Check each line for the word "chart" and report how many have it. Give nothing else.
────────────────
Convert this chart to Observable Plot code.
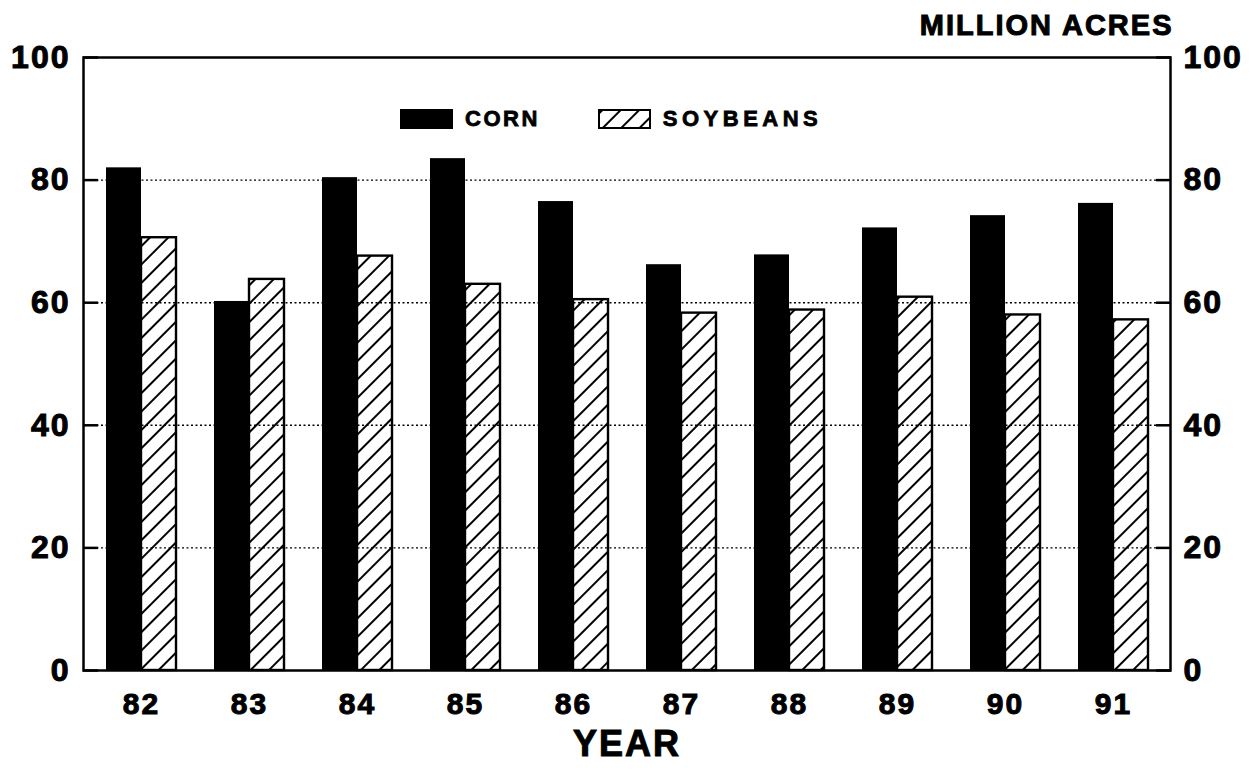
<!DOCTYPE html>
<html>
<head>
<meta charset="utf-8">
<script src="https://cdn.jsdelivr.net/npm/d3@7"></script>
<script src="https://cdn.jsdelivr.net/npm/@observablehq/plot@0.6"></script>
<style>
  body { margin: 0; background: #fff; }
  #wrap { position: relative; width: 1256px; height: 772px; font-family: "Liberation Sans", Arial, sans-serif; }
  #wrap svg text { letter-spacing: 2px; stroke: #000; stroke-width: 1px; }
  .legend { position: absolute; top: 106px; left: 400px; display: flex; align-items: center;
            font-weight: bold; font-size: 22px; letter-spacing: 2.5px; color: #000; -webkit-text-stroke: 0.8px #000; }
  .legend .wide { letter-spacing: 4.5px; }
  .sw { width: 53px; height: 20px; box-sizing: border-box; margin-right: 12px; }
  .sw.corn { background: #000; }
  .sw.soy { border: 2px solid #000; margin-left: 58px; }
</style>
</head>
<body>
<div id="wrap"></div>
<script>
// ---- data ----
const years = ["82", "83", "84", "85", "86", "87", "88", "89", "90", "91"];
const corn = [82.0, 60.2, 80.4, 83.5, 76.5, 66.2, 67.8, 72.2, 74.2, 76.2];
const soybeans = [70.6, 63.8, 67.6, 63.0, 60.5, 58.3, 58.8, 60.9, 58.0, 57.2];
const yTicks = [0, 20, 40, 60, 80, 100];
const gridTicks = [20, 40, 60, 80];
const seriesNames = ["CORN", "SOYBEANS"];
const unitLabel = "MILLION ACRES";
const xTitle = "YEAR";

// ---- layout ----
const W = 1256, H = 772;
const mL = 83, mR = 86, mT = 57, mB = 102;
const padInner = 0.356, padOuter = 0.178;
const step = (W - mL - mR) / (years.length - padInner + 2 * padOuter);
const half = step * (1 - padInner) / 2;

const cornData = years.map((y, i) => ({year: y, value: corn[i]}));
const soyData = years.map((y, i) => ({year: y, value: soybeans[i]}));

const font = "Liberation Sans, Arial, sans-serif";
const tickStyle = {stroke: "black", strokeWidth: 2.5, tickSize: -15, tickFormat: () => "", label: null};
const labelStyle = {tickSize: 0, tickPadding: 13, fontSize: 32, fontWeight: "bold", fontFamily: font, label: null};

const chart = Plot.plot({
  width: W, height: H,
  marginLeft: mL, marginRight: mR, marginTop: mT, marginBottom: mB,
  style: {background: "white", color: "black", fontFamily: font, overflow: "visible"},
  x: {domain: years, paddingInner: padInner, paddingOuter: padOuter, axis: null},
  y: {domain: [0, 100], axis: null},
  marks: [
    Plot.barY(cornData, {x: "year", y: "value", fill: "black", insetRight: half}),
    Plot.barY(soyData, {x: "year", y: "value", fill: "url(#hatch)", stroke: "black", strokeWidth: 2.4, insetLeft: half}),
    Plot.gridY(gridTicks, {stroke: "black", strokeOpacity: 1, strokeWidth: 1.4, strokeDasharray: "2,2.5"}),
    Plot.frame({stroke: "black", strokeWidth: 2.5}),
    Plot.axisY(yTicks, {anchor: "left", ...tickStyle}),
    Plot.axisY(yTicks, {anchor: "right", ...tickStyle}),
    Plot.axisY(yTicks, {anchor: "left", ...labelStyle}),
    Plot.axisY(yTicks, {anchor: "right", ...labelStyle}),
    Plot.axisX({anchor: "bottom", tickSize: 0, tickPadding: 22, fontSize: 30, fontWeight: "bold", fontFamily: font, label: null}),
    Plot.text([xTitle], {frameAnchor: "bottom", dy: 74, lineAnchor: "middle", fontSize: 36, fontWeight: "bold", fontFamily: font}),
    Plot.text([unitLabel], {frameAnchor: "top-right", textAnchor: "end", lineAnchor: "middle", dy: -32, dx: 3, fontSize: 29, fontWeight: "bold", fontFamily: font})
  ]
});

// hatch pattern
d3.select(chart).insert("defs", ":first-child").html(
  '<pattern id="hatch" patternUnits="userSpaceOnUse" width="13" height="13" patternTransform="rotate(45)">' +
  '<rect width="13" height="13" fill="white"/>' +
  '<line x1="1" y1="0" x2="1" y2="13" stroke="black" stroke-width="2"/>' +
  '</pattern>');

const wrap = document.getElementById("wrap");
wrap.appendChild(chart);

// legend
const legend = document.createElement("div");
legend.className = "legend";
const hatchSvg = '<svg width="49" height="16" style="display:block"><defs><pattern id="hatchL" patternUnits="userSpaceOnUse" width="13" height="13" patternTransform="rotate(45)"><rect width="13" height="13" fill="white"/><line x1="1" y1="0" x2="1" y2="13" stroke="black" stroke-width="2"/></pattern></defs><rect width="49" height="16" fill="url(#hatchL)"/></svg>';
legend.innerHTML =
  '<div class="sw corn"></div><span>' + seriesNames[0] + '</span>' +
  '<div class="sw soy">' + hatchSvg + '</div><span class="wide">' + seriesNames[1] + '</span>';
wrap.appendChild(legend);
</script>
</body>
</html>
────────────────
- Result: 4